In complex applications, you can leverage multi-stage builds to optimize image sizes and layer management. For instance, you might use ADD in an intermediate stage to retrieve and prepare dependencies before finalizing the application image.

# First Stage: Build
FROM golang:1.16 AS builder
WORKDIR /app
ADD . .

# Second Stage: Final
FROM alpine:latest
WORKDIR /app
COPY --from=builder /app/bin/myapp .

In this multi-stage build, ADD is used to copy the entire application context into the builder stage, while the final image only contains the necessary binaries, reducing the overall image size.
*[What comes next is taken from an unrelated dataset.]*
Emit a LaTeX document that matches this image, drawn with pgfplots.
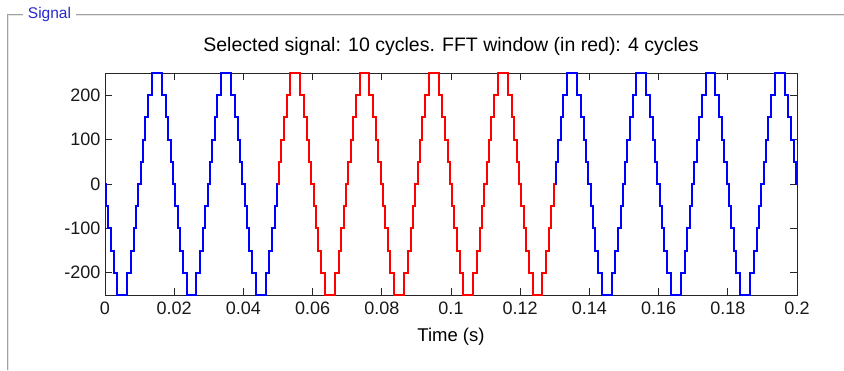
\documentclass[border=0pt]{standalone}
\usepackage{pgfplots}
\pgfplotsset{compat=1.18}
\usepackage{pgfplotstable}
\usepackage{fontspec}
\setmainfont{Liberation Sans}

\pgfplotstableread{
t v
0 0
0.000319 -50
0.000970 -100
0.001667 -150
0.002468 -200
0.003564 -250
0.006436 -200
0.007532 -150
0.008333 -100
0.009030 -50
0.009681 0
0.010319 50
0.010970 100
0.011667 150
0.012468 200
0.013564 250
0.016436 200
0.017532 150
0.018333 100
0.019030 50
0.019681 0
0.020319 -50
0.020970 -100
0.021667 -150
0.022468 -200
0.023564 -250
0.026436 -200
0.027532 -150
0.028333 -100
0.029030 -50
0.029681 0
0.030319 50
0.030970 100
0.031667 150
0.032468 200
0.033564 250
0.036436 200
0.037532 150
0.038333 100
0.039030 50
0.039681 0
0.040319 -50
0.040970 -100
0.041667 -150
0.042468 -200
0.043564 -250
0.046436 -200
0.047532 -150
0.048333 -100
0.049030 -50
0.049681 0
0.050319 50
0.050970 100
0.051667 150
0.052468 200
0.053564 250
0.056436 200
0.057532 150
0.058333 100
0.059030 50
0.059681 0
0.060319 -50
0.060970 -100
0.061667 -150
0.062468 -200
0.063564 -250
0.066436 -200
0.067532 -150
0.068333 -100
0.069030 -50
0.069681 0
0.070319 50
0.070970 100
0.071667 150
0.072468 200
0.073564 250
0.076436 200
0.077532 150
0.078333 100
0.079030 50
0.079681 0
0.080319 -50
0.080970 -100
0.081667 -150
0.082468 -200
0.083564 -250
0.086436 -200
0.087532 -150
0.088333 -100
0.089030 -50
0.089681 0
0.090319 50
0.090970 100
0.091667 150
0.092468 200
0.093564 250
0.096436 200
0.097532 150
0.098333 100
0.099030 50
0.099681 0
0.100319 -50
0.100970 -100
0.101667 -150
0.102468 -200
0.103564 -250
0.106436 -200
0.107532 -150
0.108333 -100
0.109030 -50
0.109681 0
0.110319 50
0.110970 100
0.111667 150
0.112468 200
0.113564 250
0.116436 200
0.117532 150
0.118333 100
0.119030 50
0.119681 0
0.120319 -50
0.120970 -100
0.121667 -150
0.122468 -200
0.123564 -250
0.126436 -200
0.127532 -150
0.128333 -100
0.129030 -50
0.129681 0
0.130319 50
0.130970 100
0.131667 150
0.132468 200
0.133564 250
0.136436 200
0.137532 150
0.138333 100
0.139030 50
0.139681 0
0.140319 -50
0.140970 -100
0.141667 -150
0.142468 -200
0.143564 -250
0.146436 -200
0.147532 -150
0.148333 -100
0.149030 -50
0.149681 0
0.150319 50
0.150970 100
0.151667 150
0.152468 200
0.153564 250
0.156436 200
0.157532 150
0.158333 100
0.159030 50
0.159681 0
0.160319 -50
0.160970 -100
0.161667 -150
0.162468 -200
0.163564 -250
0.166436 -200
0.167532 -150
0.168333 -100
0.169030 -50
0.169681 0
0.170319 50
0.170970 100
0.171667 150
0.172468 200
0.173564 250
0.176436 200
0.177532 150
0.178333 100
0.179030 50
0.179681 0
0.180319 -50
0.180970 -100
0.181667 -150
0.182468 -200
0.183564 -250
0.186436 -200
0.187532 -150
0.188333 -100
0.189030 -50
0.189681 0
0.190319 50
0.190970 100
0.191667 150
0.192468 200
0.193564 250
0.196436 200
0.197532 150
0.198333 100
0.199030 50
0.199681 0
0.2 0
}\sigall

\pgfplotstableread{
t v
0.05 0
0.050319 50
0.050970 100
0.051667 150
0.052468 200
0.053564 250
0.056436 200
0.057532 150
0.058333 100
0.059030 50
0.059681 0
0.060319 -50
0.060970 -100
0.061667 -150
0.062468 -200
0.063564 -250
0.066436 -200
0.067532 -150
0.068333 -100
0.069030 -50
0.069681 0
0.070319 50
0.070970 100
0.071667 150
0.072468 200
0.073564 250
0.076436 200
0.077532 150
0.078333 100
0.079030 50
0.079681 0
0.080319 -50
0.080970 -100
0.081667 -150
0.082468 -200
0.083564 -250
0.086436 -200
0.087532 -150
0.088333 -100
0.089030 -50
0.089681 0
0.090319 50
0.090970 100
0.091667 150
0.092468 200
0.093564 250
0.096436 200
0.097532 150
0.098333 100
0.099030 50
0.099681 0
0.100319 -50
0.100970 -100
0.101667 -150
0.102468 -200
0.103564 -250
0.106436 -200
0.107532 -150
0.108333 -100
0.109030 -50
0.109681 0
0.110319 50
0.110970 100
0.111667 150
0.112468 200
0.113564 250
0.116436 200
0.117532 150
0.118333 100
0.119030 50
0.119681 0
0.120319 -50
0.120970 -100
0.121667 -150
0.122468 -200
0.123564 -250
0.126436 -200
0.127532 -150
0.128333 -100
0.129030 -50
0.129681 0
0.13 0
}\sigfft

\definecolor{framegray}{RGB}{160,160,160}
\definecolor{framelight}{RGB}{230,230,230}
\definecolor{labelblue}{RGB}{40,40,210}

\begin{document}
\begin{tikzpicture}[x=1pt,y=1pt]
\useasboundingbox (0,0) rectangle (844,370);
\fill[white] (0,0) rectangle (844,370);
% group box frame
\draw[framegray, line width=1.2pt] (23,355.5) -- (7.5,355.5) -- (7.5,0);
\draw[framegray, line width=1.2pt] (76,355.5) -- (844,355.5);
\draw[framelight, line width=0.8pt] (23,354.3) -- (8.7,354.3) -- (8.7,0);
\draw[framelight, line width=0.8pt] (76,354.3) -- (844,354.3);
\node[text=labelblue, font=\fontsize{15.5}{17}\selectfont, inner sep=0pt] at (49.5,356) {Signal};
\begin{axis}[
  at={(105pt,75pt)}, anchor=south west,
  scale only axis, width=692pt, height=222pt,
  xmin=0, xmax=0.2, ymin=-250, ymax=250,
  xtick={0,0.02,0.04,0.06,0.08,0.1,0.12,0.14,0.16,0.18,0.2},
  xticklabels={0,0.02,0.04,0.06,0.08,0.1,0.12,0.14,0.16,0.18,0.2},
  ytick={-200,-100,0,100,200},
  yticklabels={-200,-100,0,100,200},
  tick pos=both, tick align=inside,
  major tick length=7pt,
  every tick/.style={black!85, line width=0.8pt},
  axis line style={black!85, line width=0.9pt},
  tick label style={font=\fontsize{18}{20}\selectfont, text=black!90},
  xticklabel style={yshift=-3pt},
  yticklabel style={xshift=-1pt},
  title={Selected signal: 10 cycles. FFT window (in red): 4 cycles},
  title style={font=\fontsize{19.5}{22}\selectfont, at={(axis description cs:0.5,1)}, anchor=base, yshift=16pt, inner sep=0pt},
  xlabel={Time (s)},
  xlabel style={font=\fontsize{18.5}{21}\selectfont, at={(axis description cs:0.5,0)}, anchor=center, yshift=-42pt},
  clip=false,
]
\addplot[const plot, blue, line width=2pt, line join=miter] table[x=t, y=v] {\sigall};
\addplot[const plot, red, line width=2pt, line join=miter] table[x=t, y=v] {\sigfft};
\end{axis}
\end{tikzpicture}
\end{document}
Environment-Specific Configurations

Using ADD, you can also include environment-specific configuration files that can be fetched based on the build context or build arguments. This flexibility allows you to tailor your builds to different environments without duplicating Dockerfiles.

ARG ENVIRONMENT
ADD config/${ENVIRONMENT}.conf /app/config.conf

By passing the ENVIRONMENT argument during the build process, you can dynamically select the appropriate configuration file.

Conclusion

The ADD instruction in Docker is a powerful tool that simplifies the process of copying files, retrieving remote resources, and handling compressed archives. Understanding its functionalities, differences from COPY, and best practices will significantly enhance your Dockerfile authoring skills.
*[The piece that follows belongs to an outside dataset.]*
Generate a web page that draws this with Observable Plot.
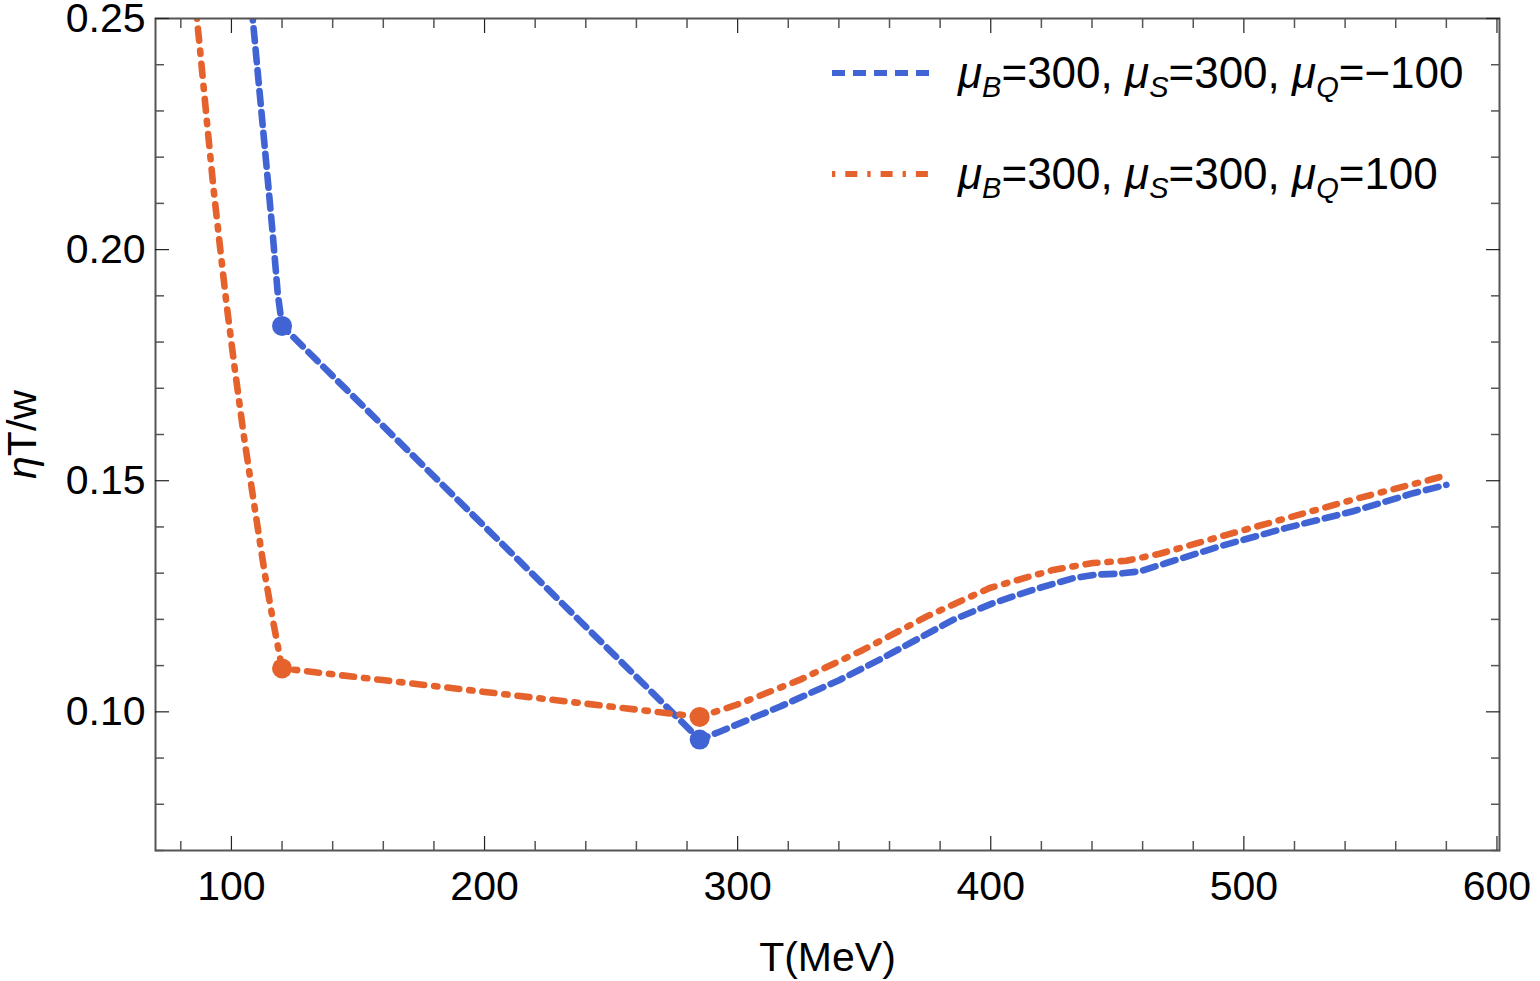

Always consider the implications of using ADD, especially in regards to build performance and security. By adhering to established best practices and leveraging advanced use cases like multi-stage builds, you can create efficient, secure, and robust Docker images tailored to your application needs.

In summary, while ADD is a versatile command, its power comes with responsibilities. Use it wisely, and your Docker images will not only run smoothly but also adhere to best practices that contribute to the overall health of your software development lifecycle.